Alors ? Alors on ne peut plus se contenter d’un appel à la responsabilité du corps médical et encore moins à je ne sais quel esprit de sacrifice – ils en font déjà bien assez. Il faut donc changer les règles du jeu. Personnellement, je ne serais pas contre une obligation pure et simple de s’installer là où il y en des besoins non couverts, et ce pour une période donnée (les 2 ou 3 premières années par exemple). Mais, principe de réalité oblige, j’entends déjà les syndicats de médecins hurler à une « planification à la soviétique » de la médecine française… C’est pourquoi je propose un système souple et qui concernerait l’ensemble des professionnels, pas seulement les derniers arrivés.
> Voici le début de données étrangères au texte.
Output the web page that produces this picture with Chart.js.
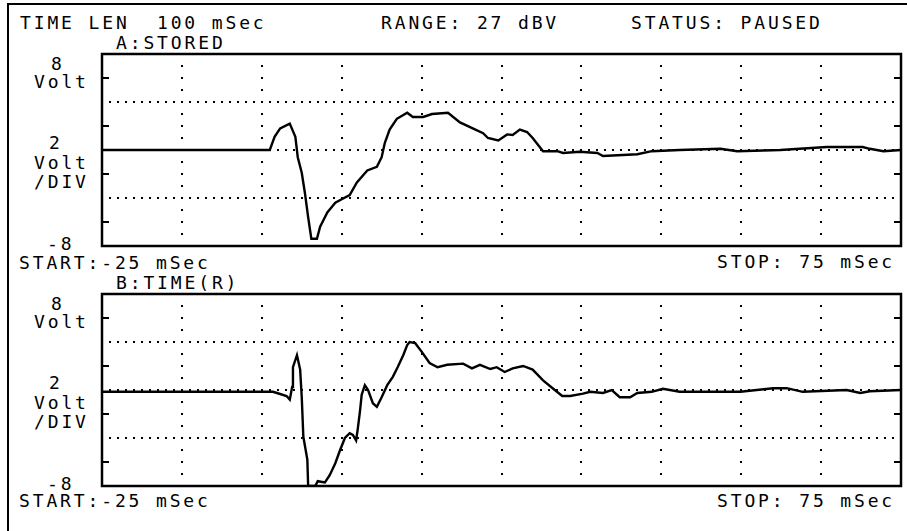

Concrètement l’idée est la suivante : garder la « carotte » pour le médecin qui acceptera de s’installer dans une région sous dotée, et qui y sera encouragé financièrement sous diverses formes, à définir avec l’Ordre et les syndicats de médecins libéraux. En revanche, dans tous les autres cas la liberté d’installation sera conditionnée. Un professionnel souhaite ouvrir son cabinet dans une région déjà correctement pourvue ? Il le pourra, à condition de participer à la continuité des soins  : prises de garde régulières, développement de la patientèle comme médecin traitant, consultations de prévention ou autres. Il veut à tout prix travailler dans un territoire déjà largement pourvu ? D’accord, mais il devra alors effectuer certaines missions qui s’apparentent à du service public : consacrer une ou deux demi-journées par semaine à des vacations à l’hôpital, exercer en partie en secteur 1, avoir une activité minimale dans des établissements type EHPAD. Cela permettrait déjà, dans des grandes villes comme Paris ou dans leurs banlieues, de répondre aux besoins de populations exclues et de soulager les autres offres de soins existantes.

Ce ne sont là que quelques pistes de réflexion. Elles méritent sûrement d’être précisées, discutées avec les intéressés. Mais elles ont au moins l’avantage de sortir de la situation actuelle qui ne satisfait personne, surtout pas les principaux intéressés, les usagers de santé. Nous sommes tous des usagers de santé.